■ SET EXERCISE: Your task is to retype, word for word, the lines from the start of the data through the line holding "4.0, 5.0, 6.3];". Do not include the pictures.

■ DATASET EXTRACT:
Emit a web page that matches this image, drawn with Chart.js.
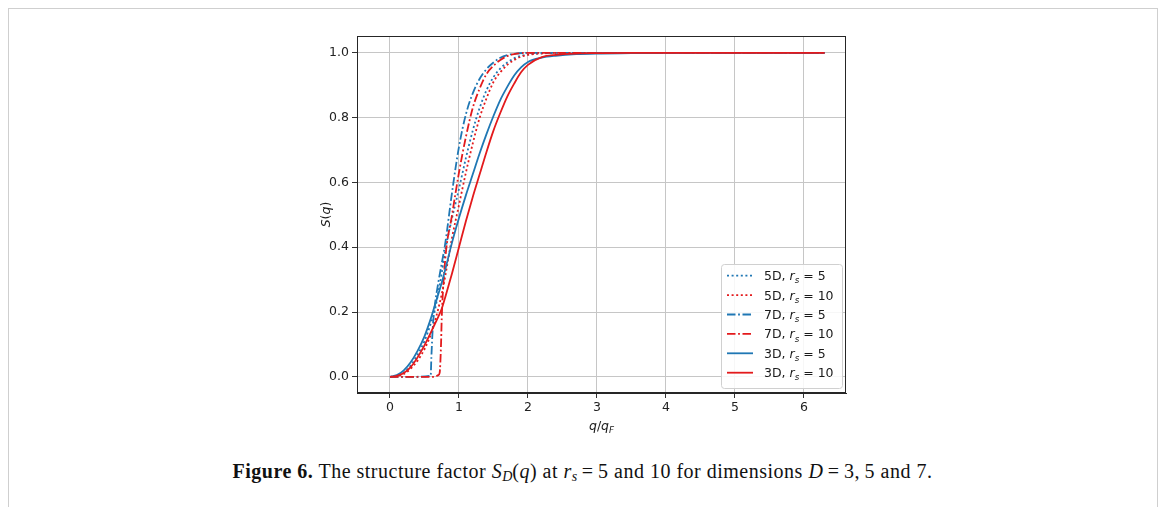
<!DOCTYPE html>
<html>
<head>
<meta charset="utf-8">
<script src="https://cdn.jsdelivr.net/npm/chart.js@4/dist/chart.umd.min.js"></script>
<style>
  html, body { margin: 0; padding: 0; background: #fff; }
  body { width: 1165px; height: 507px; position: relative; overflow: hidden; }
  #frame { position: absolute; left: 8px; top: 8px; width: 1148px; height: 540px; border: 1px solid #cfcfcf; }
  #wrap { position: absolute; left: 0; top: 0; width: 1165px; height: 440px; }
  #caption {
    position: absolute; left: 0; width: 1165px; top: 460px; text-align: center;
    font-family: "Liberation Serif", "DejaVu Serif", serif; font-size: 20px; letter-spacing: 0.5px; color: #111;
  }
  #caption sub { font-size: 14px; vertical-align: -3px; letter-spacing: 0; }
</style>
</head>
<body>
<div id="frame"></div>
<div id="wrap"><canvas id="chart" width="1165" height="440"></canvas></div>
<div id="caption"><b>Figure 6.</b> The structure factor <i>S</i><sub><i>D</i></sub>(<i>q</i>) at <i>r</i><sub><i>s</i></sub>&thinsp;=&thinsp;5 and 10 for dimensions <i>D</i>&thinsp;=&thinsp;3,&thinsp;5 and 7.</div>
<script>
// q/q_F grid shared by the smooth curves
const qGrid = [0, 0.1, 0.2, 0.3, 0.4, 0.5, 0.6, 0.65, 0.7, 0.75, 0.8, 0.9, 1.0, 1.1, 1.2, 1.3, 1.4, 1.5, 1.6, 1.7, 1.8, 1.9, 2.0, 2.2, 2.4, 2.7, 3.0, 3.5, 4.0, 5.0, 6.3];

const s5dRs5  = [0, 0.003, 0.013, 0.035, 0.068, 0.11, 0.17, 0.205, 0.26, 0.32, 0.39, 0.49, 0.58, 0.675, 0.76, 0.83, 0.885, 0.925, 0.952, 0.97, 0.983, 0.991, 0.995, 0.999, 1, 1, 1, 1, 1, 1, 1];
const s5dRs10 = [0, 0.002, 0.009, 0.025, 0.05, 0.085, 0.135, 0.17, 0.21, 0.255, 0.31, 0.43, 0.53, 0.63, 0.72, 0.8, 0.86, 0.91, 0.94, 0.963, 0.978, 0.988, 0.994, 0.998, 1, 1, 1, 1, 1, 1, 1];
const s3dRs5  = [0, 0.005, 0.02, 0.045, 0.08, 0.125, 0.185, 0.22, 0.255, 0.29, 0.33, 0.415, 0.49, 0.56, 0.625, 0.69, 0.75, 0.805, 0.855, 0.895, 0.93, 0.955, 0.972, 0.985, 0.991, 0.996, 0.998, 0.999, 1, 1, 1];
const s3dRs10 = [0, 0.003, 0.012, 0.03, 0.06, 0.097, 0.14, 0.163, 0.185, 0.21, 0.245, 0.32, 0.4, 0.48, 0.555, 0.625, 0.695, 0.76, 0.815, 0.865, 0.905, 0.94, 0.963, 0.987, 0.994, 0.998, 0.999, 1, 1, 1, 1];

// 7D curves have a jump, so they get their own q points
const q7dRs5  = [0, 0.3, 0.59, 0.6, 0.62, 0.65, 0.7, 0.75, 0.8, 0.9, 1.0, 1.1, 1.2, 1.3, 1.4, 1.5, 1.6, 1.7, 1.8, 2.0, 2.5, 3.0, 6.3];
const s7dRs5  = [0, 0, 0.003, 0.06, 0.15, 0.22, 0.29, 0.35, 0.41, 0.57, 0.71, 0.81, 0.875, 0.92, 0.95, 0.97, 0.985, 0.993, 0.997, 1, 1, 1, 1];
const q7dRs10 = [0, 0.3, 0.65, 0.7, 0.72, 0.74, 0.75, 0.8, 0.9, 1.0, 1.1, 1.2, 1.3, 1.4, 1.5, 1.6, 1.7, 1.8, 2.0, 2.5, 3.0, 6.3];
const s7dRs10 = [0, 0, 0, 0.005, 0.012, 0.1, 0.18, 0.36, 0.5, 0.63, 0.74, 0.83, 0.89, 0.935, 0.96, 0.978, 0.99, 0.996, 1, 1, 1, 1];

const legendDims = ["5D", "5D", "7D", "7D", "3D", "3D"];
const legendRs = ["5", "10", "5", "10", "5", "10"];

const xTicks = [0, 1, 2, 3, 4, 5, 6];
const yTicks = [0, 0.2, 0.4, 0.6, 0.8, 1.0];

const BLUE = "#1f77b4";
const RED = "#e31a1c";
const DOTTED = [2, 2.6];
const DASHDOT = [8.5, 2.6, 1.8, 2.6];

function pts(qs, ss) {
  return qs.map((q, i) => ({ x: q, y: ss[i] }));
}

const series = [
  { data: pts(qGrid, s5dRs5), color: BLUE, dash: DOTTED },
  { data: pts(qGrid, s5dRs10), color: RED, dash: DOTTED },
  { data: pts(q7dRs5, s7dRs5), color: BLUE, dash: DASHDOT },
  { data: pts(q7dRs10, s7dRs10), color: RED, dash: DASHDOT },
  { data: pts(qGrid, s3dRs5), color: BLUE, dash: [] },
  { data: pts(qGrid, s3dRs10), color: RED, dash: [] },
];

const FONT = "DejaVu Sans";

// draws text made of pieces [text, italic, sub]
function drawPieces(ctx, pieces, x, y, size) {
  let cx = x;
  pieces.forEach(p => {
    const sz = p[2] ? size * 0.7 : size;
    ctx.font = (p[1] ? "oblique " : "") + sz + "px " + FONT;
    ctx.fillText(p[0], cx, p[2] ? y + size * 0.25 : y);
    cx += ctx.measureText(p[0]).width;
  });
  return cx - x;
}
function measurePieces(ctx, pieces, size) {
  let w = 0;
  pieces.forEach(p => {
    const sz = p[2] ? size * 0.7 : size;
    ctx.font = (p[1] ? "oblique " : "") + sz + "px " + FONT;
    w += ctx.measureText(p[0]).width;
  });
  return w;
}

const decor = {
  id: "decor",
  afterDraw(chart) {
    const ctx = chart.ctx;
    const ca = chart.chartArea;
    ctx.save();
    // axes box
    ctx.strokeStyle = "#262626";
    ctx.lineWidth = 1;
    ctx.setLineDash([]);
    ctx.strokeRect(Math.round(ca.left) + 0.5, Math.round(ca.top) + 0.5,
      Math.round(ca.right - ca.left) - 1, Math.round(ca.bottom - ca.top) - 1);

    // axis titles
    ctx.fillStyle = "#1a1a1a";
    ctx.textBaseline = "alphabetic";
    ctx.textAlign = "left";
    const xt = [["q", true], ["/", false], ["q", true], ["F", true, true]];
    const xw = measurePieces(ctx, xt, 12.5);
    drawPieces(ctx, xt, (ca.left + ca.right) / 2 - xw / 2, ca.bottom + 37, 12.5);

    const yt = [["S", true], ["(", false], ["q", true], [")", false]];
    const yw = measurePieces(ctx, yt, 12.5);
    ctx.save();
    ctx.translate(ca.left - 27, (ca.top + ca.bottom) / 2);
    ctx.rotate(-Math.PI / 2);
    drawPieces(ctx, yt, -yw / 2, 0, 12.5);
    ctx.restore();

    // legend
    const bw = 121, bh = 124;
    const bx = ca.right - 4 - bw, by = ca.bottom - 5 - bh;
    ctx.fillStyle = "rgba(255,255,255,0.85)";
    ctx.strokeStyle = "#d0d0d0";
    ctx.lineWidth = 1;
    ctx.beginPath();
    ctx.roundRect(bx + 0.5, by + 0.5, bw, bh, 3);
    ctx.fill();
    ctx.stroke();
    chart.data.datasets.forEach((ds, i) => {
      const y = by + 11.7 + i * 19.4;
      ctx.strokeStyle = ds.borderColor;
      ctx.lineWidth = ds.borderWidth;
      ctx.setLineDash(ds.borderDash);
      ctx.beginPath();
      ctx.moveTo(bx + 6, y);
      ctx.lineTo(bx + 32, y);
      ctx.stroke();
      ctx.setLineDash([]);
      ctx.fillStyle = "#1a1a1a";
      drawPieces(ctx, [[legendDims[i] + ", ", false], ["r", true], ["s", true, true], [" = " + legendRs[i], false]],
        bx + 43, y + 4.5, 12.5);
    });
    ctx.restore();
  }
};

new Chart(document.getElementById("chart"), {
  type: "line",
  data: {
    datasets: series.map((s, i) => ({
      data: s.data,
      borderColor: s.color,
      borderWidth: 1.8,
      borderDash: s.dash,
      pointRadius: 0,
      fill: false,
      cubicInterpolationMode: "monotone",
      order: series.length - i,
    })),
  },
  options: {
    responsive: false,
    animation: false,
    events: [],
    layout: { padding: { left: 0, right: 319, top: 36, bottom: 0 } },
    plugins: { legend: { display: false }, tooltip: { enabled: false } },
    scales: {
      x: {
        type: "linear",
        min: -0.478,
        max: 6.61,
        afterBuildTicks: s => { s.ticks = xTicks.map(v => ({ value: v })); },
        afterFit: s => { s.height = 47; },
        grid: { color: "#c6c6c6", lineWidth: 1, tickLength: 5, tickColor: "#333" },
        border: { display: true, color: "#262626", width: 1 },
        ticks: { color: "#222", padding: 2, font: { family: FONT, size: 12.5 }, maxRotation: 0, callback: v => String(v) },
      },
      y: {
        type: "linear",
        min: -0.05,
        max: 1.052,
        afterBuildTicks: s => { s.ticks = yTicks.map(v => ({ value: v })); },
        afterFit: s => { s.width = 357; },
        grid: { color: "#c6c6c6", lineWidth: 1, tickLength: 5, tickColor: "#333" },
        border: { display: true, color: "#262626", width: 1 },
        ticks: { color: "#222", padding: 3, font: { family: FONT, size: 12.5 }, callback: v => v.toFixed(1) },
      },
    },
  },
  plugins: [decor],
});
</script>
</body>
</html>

■ EXERCISE RESULT:
Emit a web page that matches this image, drawn with Chart.js.
<!DOCTYPE html>
<html>
<head>
<meta charset="utf-8">
<script src="https://cdn.jsdelivr.net/npm/chart.js@4/dist/chart.umd.min.js"></script>
<style>
  html, body { margin: 0; padding: 0; background: #fff; }
  body { width: 1165px; height: 507px; position: relative; overflow: hidden; }
  #frame { position: absolute; left: 8px; top: 8px; width: 1148px; height: 540px; border: 1px solid #cfcfcf; }
  #wrap { position: absolute; left: 0; top: 0; width: 1165px; height: 440px; }
  #caption {
    position: absolute; left: 0; width: 1165px; top: 460px; text-align: center;
    font-family: "Liberation Serif", "DejaVu Serif", serif; font-size: 20px; letter-spacing: 0.5px; color: #111;
  }
  #caption sub { font-size: 14px; vertical-align: -3px; letter-spacing: 0; }
</style>
</head>
<body>
<div id="frame"></div>
<div id="wrap"><canvas id="chart" width="1165" height="440"></canvas></div>
<div id="caption"><b>Figure 6.</b> The structure factor <i>S</i><sub><i>D</i></sub>(<i>q</i>) at <i>r</i><sub><i>s</i></sub>&thinsp;=&thinsp;5 and 10 for dimensions <i>D</i>&thinsp;=&thinsp;3,&thinsp;5 and 7.</div>
<script>
// q/q_F grid shared by the smooth curves
const qGrid = [0, 0.1, 0.2, 0.3, 0.4, 0.5, 0.6, 0.65, 0.7, 0.75, 0.8, 0.9, 1.0, 1.1, 1.2, 1.3, 1.4, 1.5, 1.6, 1.7, 1.8, 1.9, 2.0, 2.2, 2.4, 2.7, 3.0, 3.5, 4.0, 5.0, 6.3];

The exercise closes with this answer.